#### Task requirements:
Transcribe everything in the data word for word. Pictures are left out.

#### Material provided:
--------
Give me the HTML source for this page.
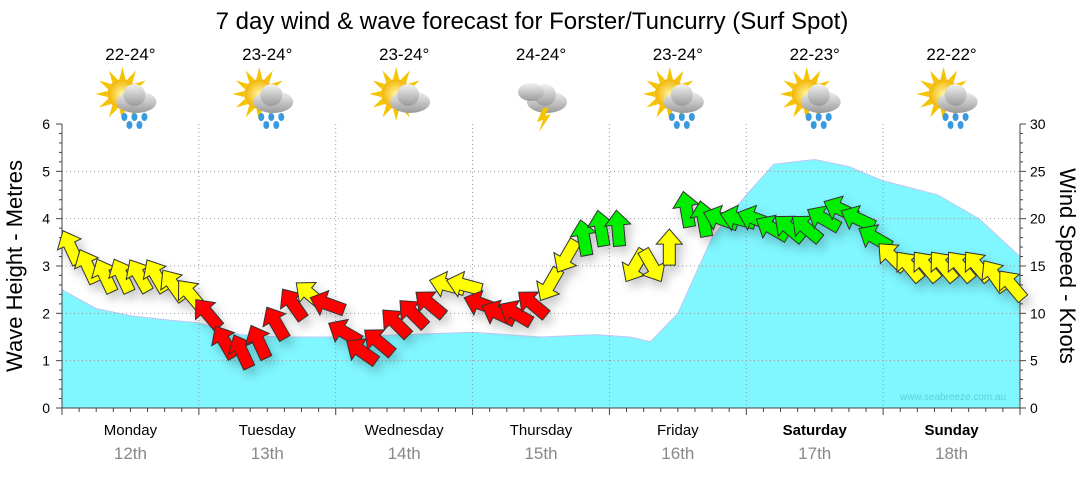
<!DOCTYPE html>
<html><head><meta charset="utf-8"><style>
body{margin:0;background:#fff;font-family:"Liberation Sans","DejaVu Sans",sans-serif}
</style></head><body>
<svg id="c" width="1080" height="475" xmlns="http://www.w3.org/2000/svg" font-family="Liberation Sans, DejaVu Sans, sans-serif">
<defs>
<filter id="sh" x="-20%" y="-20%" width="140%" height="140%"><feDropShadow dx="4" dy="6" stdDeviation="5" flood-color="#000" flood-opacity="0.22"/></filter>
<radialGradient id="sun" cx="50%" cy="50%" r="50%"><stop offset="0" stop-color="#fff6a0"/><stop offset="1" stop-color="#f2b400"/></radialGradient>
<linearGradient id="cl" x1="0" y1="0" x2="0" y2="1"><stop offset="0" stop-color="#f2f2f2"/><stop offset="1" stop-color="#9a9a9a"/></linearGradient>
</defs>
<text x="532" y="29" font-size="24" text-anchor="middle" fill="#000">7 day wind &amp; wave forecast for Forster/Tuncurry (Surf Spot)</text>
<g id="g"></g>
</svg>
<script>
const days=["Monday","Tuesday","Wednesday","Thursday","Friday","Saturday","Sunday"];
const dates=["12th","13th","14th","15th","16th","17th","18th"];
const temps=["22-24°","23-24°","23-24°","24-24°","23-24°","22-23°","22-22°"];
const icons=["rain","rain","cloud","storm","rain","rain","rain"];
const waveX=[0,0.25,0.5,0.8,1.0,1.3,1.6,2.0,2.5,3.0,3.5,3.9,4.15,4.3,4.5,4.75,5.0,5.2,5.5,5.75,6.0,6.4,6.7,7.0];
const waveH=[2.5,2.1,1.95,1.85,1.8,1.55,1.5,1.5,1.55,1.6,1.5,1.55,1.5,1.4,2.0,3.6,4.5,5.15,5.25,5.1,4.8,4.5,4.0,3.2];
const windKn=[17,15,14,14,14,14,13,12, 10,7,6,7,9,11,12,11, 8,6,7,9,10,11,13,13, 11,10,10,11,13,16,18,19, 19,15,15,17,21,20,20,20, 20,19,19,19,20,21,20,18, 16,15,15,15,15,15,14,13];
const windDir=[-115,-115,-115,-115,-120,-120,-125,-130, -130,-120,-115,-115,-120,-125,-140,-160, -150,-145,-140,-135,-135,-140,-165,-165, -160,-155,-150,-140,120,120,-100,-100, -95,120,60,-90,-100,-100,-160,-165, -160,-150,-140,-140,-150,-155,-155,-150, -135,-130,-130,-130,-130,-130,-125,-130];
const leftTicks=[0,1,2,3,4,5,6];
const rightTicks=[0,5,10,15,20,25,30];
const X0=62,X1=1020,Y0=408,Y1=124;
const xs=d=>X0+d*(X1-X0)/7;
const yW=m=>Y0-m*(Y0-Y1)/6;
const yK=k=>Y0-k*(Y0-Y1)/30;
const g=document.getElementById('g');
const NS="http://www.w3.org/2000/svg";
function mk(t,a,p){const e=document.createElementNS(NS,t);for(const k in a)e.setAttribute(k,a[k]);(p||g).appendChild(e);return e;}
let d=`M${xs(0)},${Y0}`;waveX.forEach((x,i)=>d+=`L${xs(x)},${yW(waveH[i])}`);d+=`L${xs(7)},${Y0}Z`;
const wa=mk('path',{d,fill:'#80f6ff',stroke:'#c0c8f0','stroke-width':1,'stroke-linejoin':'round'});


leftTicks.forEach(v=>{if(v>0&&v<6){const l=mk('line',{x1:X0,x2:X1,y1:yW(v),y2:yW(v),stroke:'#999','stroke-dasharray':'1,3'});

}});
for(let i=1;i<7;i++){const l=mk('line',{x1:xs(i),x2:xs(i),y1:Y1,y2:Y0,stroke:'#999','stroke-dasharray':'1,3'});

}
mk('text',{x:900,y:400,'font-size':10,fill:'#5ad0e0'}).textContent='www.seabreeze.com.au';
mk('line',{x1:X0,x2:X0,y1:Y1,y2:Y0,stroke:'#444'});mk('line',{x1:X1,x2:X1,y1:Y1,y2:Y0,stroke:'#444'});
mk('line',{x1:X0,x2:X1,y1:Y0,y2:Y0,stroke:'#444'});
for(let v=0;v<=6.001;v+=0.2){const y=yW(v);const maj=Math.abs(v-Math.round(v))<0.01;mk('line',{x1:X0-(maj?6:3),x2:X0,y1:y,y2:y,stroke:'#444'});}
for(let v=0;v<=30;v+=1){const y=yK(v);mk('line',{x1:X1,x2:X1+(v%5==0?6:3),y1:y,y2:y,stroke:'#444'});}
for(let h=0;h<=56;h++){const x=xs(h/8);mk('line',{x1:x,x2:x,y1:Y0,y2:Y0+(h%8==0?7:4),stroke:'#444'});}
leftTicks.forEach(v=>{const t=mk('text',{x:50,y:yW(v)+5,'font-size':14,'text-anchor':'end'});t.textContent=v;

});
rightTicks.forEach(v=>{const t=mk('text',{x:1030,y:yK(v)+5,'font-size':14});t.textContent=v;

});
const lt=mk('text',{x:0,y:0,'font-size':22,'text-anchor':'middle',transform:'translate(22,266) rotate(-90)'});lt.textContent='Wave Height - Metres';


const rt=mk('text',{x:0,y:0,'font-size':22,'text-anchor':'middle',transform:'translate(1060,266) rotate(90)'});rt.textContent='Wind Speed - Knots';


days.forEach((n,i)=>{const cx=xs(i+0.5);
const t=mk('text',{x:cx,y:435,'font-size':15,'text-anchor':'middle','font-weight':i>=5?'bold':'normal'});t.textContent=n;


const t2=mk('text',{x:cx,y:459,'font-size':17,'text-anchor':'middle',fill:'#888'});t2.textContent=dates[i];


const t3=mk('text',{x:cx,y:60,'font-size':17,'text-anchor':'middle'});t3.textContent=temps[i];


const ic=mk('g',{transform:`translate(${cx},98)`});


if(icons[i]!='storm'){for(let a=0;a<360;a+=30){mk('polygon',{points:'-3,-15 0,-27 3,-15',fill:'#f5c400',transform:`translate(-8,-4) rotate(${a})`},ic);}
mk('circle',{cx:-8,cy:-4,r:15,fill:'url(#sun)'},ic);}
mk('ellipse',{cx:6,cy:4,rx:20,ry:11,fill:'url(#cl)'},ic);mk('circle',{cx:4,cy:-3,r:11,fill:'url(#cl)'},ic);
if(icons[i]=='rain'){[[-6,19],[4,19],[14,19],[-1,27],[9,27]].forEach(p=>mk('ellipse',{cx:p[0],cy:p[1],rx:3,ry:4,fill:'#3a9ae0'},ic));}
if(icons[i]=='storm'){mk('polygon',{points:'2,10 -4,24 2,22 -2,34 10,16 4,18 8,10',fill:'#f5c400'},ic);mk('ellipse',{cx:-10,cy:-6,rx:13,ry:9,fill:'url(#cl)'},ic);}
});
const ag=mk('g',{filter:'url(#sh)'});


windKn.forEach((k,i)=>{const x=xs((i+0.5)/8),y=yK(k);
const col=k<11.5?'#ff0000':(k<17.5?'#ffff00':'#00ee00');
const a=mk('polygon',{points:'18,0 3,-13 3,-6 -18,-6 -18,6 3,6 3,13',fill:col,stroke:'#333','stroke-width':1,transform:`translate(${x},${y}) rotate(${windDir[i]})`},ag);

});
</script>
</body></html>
--------
#### Reply to the exercise:
Give me the HTML source for this page.
<!DOCTYPE html>
<html><head><meta charset="utf-8"><style>
body{margin:0;background:#fff;font-family:"Liberation Sans","DejaVu Sans",sans-serif}
</style></head><body>
<svg id="c" width="1080" height="475" xmlns="http://www.w3.org/2000/svg" font-family="Liberation Sans, DejaVu Sans, sans-serif">
<defs>
<filter id="sh" x="-20%" y="-20%" width="140%" height="140%"><feDropShadow dx="4" dy="6" stdDeviation="5" flood-color="#000" flood-opacity="0.22"/></filter>
<radialGradient id="sun" cx="50%" cy="50%" r="50%"><stop offset="0" stop-color="#fff6a0"/><stop offset="1" stop-color="#f2b400"/></radialGradient>
<linearGradient id="cl" x1="0" y1="0" x2="0" y2="1"><stop offset="0" stop-color="#f2f2f2"/><stop offset="1" stop-color="#9a9a9a"/></linearGradient>
</defs>
<text x="532" y="29" font-size="24" text-anchor="middle" fill="#000">7 day wind &amp; wave forecast for Forster/Tuncurry (Surf Spot)</text>
<g id="g"></g>
</svg>
<script>
const days=["Monday","Tuesday","Wednesday","Thursday","Friday","Saturday","Sunday"];
const dates=["12th","13th","14th","15th","16th","17th","18th"];
const temps=["22-24°","23-24°","23-24°","24-24°","23-24°","22-23°","22-22°"];
const icons=["rain","rain","cloud","storm","rain","rain","rain"];
const waveX=[0,0.25,0.5,0.8,1.0,1.3,1.6,2.0,2.5,3.0,3.5,3.9,4.15,4.3,4.5,4.75,5.0,5.2,5.5,5.75,6.0,6.4,6.7,7.0];
const waveH=[2.5,2.1,1.95,1.85,1.8,1.55,1.5,1.5,1.55,1.6,1.5,1.55,1.5,1.4,2.0,3.6,4.5,5.15,5.25,5.1,4.8,4.5,4.0,3.2];
const windKn=[17,15,14,14,14,14,13,12, 10,7,6,7,9,11,12,11, 8,6,7,9,10,11,13,13, 11,10,10,11,13,16,18,19, 19,15,15,17,21,20,20,20, 20,19,19,19,20,21,20,18, 16,15,15,15,15,15,14,13];
const windDir=[-115,-115,-115,-115,-120,-120,-125,-130, -130,-120,-115,-115,-120,-125,-140,-160, -150,-145,-140,-135,-135,-140,-165,-165, -160,-155,-150,-140,120,120,-100,-100, -95,120,60,-90,-100,-100,-160,-165, -160,-150,-140,-140,-150,-155,-155,-150, -135,-130,-130,-130,-130,-130,-125,-130];
const leftTicks=[0,1,2,3,4,5,6];
const rightTicks=[0,5,10,15,20,25,30];
const X0=62,X1=1020,Y0=408,Y1=124;
const xs=d=>X0+d*(X1-X0)/7;
const yW=m=>Y0-m*(Y0-Y1)/6;
const yK=k=>Y0-k*(Y0-Y1)/30;
const g=document.getElementById('g');
const NS="http://www.w3.org/2000/svg";
function mk(t,a,p){const e=document.createElementNS(NS,t);for(const k in a)e.setAttribute(k,a[k]);(p||g).appendChild(e);return e;}
let d=`M${xs(0)},${Y0}`;waveX.forEach((x,i)=>d+=`L${xs(x)},${yW(waveH[i])}`);d+=`L${xs(7)},${Y0}Z`;
const wa=mk('path',{d,fill:'#80f6ff',stroke:'#c0c8f0','stroke-width':1,'stroke-linejoin':'round'});


leftTicks.forEach(v=>{if(v>0&&v<6){const l=mk('line',{x1:X0,x2:X1,y1:yW(v),y2:yW(v),stroke:'#999','stroke-dasharray':'1,3'});

}});
for(let i=1;i<7;i++){const l=mk('line',{x1:xs(i),x2:xs(i),y1:Y1,y2:Y0,stroke:'#999','stroke-dasharray':'1,3'});

}
mk('text',{x:900,y:400,'font-size':10,fill:'#5ad0e0'}).textContent='www.seabreeze.com.au';
mk('line',{x1:X0,x2:X0,y1:Y1,y2:Y0,stroke:'#444'});mk('line',{x1:X1,x2:X1,y1:Y1,y2:Y0,stroke:'#444'});
mk('line',{x1:X0,x2:X1,y1:Y0,y2:Y0,stroke:'#444'});
for(let v=0;v<=6.001;v+=0.2){const y=yW(v);const maj=Math.abs(v-Math.round(v))<0.01;mk('line',{x1:X0-(maj?6:3),x2:X0,y1:y,y2:y,stroke:'#444'});}
for(let v=0;v<=30;v+=1){const y=yK(v);mk('line',{x1:X1,x2:X1+(v%5==0?6:3),y1:y,y2:y,stroke:'#444'});}
for(let h=0;h<=56;h++){const x=xs(h/8);mk('line',{x1:x,x2:x,y1:Y0,y2:Y0+(h%8==0?7:4),stroke:'#444'});}
leftTicks.forEach(v=>{const t=mk('text',{x:50,y:yW(v)+5,'font-size':14,'text-anchor':'end'});t.textContent=v;

});
rightTicks.forEach(v=>{const t=mk('text',{x:1030,y:yK(v)+5,'font-size':14});t.textContent=v;

});
const lt=mk('text',{x:0,y:0,'font-size':22,'text-anchor':'middle',transform:'translate(22,266) rotate(-90)'});lt.textContent='Wave Height - Metres';


const rt=mk('text',{x:0,y:0,'font-size':22,'text-anchor':'middle',transform:'translate(1060,266) rotate(90)'});rt.textContent='Wind Speed - Knots';


days.forEach((n,i)=>{const cx=xs(i+0.5);
const t=mk('text',{x:cx,y:435,'font-size':15,'text-anchor':'middle','font-weight':i>=5?'bold':'normal'});t.textContent=n;


const t2=mk('text',{x:cx,y:459,'font-size':17,'text-anchor':'middle',fill:'#888'});t2.textContent=dates[i];


const t3=mk('text',{x:cx,y:60,'font-size':17,'text-anchor':'middle'});t3.textContent=temps[i];


const ic=mk('g',{transform:`translate(${cx},98)`});


if(icons[i]!='storm'){for(let a=0;a<360;a+=30){mk('polygon',{points:'-3,-15 0,-27 3,-15',fill:'#f5c400',transform:`translate(-8,-4) rotate(${a})`},ic);}
mk('circle',{cx:-8,cy:-4,r:15,fill:'url(#sun)'},ic);}
mk('ellipse',{cx:6,cy:4,rx:20,ry:11,fill:'url(#cl)'},ic);mk('circle',{cx:4,cy:-3,r:11,fill:'url(#cl)'},ic);
if(icons[i]=='rain'){[[-6,19],[4,19],[14,19],[-1,27],[9,27]].forEach(p=>mk('ellipse',{cx:p[0],cy:p[1],rx:3,ry:4,fill:'#3a9ae0'},ic));}
if(icons[i]=='storm'){mk('polygon',{points:'2,10 -4,24 2,22 -2,34 10,16 4,18 8,10',fill:'#f5c400'},ic);mk('ellipse',{cx:-10,cy:-6,rx:13,ry:9,fill:'url(#cl)'},ic);}
});
const ag=mk('g',{filter:'url(#sh)'});


windKn.forEach((k,i)=>{const x=xs((i+0.5)/8),y=yK(k);
const col=k<11.5?'#ff0000':(k<17.5?'#ffff00':'#00ee00');
const a=mk('polygon',{points:'18,0 3,-13 3,-6 -18,-6 -18,6 3,6 3,13',fill:col,stroke:'#333','stroke-width':1,transform:`translate(${x},${y}) rotate(${windDir[i]})`},ag);

});
</script>
</body></html>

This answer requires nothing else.